Written problem:
Keep only the lines of the listing that include the word "size", and copy them.

Data segment:
⁂
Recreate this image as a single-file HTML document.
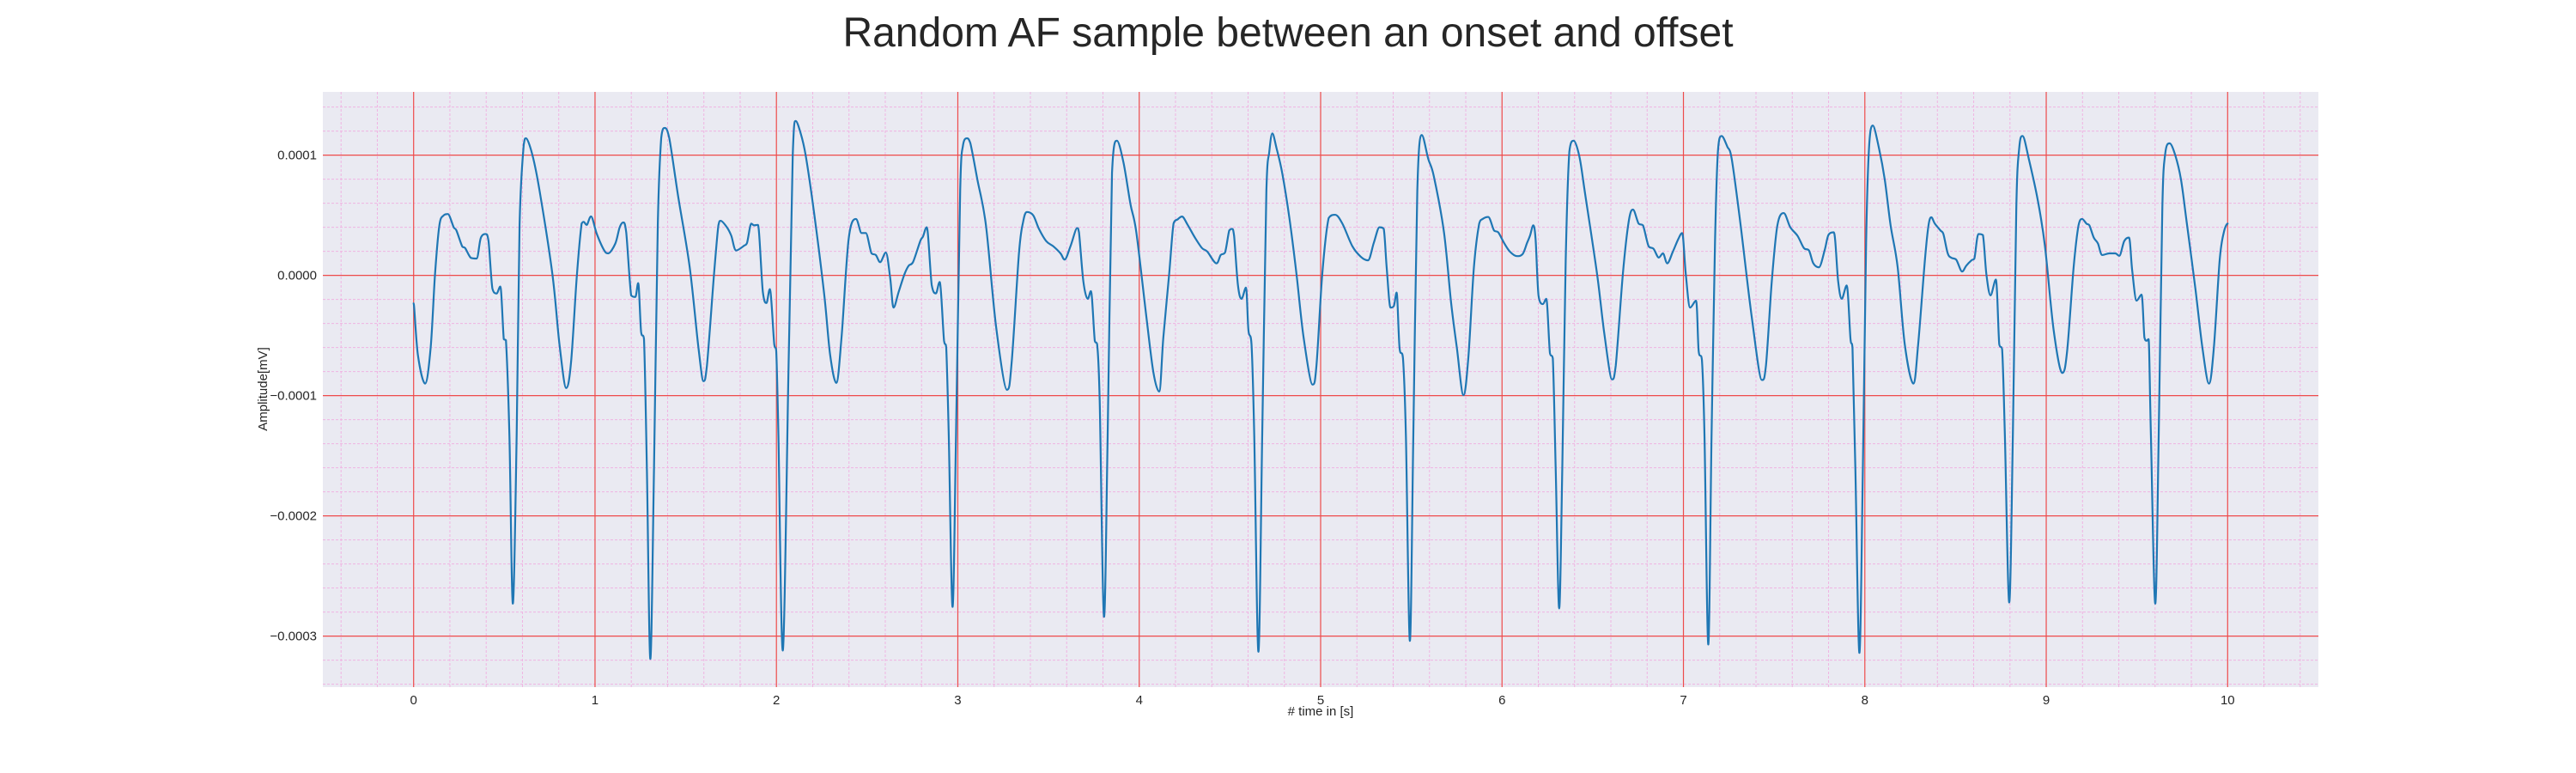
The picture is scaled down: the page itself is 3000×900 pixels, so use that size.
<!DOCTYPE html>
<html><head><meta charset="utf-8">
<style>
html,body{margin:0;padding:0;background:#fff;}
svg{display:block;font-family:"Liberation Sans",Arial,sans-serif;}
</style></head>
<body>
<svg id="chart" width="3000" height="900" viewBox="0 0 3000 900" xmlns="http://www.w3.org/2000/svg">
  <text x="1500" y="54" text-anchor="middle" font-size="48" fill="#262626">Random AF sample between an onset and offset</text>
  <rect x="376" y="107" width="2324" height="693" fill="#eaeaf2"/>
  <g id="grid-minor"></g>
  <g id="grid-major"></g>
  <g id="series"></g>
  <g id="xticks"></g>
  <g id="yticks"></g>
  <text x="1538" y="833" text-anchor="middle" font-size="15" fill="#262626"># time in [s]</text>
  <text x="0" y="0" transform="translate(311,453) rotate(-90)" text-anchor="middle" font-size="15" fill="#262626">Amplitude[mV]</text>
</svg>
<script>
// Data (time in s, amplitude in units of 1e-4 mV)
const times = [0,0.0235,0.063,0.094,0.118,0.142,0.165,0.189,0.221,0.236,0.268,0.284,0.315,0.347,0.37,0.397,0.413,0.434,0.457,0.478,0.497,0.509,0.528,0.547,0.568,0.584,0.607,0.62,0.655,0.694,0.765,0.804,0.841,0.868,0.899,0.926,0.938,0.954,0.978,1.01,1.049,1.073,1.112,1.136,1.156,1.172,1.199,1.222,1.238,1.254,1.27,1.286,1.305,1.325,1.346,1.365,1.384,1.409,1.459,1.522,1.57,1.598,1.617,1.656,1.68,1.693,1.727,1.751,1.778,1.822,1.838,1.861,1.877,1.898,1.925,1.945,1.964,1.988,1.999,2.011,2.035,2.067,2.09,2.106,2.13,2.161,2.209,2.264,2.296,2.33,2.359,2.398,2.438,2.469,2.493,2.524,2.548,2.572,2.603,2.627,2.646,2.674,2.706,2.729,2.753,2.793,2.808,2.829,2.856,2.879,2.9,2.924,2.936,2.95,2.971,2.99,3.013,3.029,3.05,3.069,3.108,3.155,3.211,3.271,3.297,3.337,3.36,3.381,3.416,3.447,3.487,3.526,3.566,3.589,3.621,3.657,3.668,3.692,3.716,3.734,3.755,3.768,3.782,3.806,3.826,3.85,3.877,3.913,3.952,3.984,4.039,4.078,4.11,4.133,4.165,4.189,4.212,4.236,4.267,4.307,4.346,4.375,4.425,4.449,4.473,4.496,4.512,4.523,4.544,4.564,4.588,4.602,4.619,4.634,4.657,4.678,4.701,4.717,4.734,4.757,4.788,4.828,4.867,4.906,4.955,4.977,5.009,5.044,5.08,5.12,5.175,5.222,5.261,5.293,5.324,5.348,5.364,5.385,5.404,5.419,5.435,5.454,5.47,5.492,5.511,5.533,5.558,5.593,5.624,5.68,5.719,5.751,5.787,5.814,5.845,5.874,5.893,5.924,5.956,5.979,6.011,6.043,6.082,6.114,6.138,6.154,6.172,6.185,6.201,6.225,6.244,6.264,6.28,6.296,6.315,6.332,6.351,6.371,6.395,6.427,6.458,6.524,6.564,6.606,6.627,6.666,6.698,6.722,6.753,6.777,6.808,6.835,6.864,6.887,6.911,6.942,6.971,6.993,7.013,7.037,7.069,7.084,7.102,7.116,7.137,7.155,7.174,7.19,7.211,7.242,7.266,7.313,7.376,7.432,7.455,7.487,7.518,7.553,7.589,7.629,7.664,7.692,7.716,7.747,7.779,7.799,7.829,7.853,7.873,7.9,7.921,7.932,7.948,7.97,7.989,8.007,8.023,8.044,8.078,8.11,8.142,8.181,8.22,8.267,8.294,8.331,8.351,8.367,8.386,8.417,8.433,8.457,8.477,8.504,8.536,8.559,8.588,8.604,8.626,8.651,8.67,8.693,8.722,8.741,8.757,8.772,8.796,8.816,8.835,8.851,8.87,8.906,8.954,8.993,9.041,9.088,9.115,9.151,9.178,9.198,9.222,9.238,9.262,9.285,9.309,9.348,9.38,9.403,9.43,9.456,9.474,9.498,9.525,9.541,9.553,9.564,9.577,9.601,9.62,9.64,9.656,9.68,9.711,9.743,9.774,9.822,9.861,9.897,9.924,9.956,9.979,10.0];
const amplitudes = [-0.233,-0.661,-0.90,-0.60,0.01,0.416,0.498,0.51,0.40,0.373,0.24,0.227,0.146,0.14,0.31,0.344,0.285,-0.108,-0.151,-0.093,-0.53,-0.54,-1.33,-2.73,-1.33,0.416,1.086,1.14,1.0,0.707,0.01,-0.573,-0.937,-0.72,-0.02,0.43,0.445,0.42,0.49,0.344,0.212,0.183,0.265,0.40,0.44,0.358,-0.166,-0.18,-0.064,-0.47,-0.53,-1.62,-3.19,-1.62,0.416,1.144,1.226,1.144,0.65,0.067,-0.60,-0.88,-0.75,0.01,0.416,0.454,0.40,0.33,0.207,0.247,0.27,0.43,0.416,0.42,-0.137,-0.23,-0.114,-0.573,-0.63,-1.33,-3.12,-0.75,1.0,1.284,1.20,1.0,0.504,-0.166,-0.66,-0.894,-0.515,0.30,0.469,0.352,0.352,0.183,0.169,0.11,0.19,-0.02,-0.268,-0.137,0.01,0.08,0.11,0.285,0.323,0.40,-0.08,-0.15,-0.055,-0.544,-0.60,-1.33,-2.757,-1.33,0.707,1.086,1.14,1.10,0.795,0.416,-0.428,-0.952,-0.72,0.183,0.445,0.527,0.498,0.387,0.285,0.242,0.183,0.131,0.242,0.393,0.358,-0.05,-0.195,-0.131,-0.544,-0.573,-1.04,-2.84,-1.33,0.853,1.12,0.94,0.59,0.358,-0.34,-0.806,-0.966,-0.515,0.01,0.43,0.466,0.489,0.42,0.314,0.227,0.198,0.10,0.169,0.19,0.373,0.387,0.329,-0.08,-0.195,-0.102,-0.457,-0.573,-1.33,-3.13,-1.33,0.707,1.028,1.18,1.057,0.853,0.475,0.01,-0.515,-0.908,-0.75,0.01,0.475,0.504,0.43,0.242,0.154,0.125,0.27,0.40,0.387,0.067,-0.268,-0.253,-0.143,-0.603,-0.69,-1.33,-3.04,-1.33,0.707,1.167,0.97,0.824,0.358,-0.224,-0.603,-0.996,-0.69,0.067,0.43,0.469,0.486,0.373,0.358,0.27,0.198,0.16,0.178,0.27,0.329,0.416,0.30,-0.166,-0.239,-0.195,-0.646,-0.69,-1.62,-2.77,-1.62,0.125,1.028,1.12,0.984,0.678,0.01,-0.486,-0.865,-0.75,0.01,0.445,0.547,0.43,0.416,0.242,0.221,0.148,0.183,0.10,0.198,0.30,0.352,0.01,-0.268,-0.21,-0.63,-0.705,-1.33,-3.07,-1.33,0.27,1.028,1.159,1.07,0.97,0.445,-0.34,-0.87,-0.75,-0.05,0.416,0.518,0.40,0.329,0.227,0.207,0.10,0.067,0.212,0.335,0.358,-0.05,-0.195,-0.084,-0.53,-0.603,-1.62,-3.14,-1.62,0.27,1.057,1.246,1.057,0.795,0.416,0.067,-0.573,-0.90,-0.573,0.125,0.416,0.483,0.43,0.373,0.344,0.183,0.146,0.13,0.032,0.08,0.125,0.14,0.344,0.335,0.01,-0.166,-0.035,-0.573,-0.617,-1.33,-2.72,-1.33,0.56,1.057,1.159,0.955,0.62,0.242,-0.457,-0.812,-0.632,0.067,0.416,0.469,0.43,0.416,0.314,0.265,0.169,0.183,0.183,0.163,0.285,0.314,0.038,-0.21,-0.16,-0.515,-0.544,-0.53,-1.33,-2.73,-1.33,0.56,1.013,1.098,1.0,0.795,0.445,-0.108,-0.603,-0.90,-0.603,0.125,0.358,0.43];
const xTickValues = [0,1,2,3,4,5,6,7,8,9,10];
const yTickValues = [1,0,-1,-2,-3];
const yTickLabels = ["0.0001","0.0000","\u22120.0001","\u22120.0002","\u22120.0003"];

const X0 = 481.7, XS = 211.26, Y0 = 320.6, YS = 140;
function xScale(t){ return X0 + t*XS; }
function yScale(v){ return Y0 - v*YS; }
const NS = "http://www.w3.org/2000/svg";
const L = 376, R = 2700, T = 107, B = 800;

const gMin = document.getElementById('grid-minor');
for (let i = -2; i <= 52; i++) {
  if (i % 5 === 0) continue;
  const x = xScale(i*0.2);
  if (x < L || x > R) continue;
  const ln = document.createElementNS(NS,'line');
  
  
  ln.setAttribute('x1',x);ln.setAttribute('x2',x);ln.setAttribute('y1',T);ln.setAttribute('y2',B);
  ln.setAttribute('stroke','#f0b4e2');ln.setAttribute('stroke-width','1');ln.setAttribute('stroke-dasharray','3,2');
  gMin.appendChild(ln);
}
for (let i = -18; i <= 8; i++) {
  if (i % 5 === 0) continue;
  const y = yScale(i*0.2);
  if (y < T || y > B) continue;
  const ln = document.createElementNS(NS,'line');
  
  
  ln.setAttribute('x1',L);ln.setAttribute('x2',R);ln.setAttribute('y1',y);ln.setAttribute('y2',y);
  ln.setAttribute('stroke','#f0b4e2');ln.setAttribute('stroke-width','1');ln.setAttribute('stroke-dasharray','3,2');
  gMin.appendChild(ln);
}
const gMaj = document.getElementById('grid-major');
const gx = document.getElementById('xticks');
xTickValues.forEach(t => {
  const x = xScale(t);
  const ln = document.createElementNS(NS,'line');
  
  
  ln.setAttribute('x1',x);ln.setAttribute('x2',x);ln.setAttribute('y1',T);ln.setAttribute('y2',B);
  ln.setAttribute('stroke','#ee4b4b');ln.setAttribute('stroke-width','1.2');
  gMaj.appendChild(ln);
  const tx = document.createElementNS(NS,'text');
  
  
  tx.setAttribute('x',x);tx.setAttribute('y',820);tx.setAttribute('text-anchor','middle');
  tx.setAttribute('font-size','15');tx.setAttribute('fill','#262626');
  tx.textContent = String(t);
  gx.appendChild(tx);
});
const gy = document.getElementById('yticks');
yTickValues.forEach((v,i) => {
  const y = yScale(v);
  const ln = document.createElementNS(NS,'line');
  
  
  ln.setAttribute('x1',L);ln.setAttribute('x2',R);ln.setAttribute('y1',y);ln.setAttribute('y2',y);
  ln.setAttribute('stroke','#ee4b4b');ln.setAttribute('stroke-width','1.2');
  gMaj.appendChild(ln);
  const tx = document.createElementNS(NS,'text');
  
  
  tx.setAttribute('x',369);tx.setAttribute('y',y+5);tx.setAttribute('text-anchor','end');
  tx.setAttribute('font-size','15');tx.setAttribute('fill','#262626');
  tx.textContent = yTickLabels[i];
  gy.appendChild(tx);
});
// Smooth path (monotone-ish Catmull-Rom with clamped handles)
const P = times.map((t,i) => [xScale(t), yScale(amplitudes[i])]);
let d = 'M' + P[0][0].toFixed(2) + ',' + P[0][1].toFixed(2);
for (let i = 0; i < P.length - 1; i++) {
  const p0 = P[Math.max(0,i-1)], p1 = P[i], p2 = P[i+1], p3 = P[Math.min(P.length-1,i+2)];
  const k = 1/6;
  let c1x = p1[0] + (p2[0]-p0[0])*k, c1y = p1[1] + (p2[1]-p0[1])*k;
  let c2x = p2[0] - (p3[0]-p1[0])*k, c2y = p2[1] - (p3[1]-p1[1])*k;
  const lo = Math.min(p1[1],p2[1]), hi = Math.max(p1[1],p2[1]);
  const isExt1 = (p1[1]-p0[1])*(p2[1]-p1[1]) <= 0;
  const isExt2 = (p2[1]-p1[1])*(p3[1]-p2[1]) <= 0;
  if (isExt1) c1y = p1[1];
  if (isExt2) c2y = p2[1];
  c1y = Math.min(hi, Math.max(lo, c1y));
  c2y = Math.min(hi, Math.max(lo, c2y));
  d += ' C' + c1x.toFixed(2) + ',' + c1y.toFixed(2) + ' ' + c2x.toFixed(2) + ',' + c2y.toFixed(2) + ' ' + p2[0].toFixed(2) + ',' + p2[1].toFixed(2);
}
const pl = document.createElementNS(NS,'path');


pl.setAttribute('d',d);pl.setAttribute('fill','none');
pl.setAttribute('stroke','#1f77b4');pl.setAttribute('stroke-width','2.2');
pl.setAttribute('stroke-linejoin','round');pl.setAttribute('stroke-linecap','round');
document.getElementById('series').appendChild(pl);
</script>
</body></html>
⁂
Task answer:
The picture is scaled down: the page itself is 3000×900 pixels, so use that size.
  <text x="1500" y="54" text-anchor="middle" font-size="48" fill="#262626">Random AF sample between an onset and offset</text>
  <text x="1538" y="833" text-anchor="middle" font-size="15" fill="#262626"># time in [s]</text>
  <text x="0" y="0" transform="translate(311,453) rotate(-90)" text-anchor="middle" font-size="15" fill="#262626">Amplitude[mV]</text>
  tx.setAttribute('font-size','15');tx.setAttribute('fill','#262626');
  tx.setAttribute('font-size','15');tx.setAttribute('fill','#262626');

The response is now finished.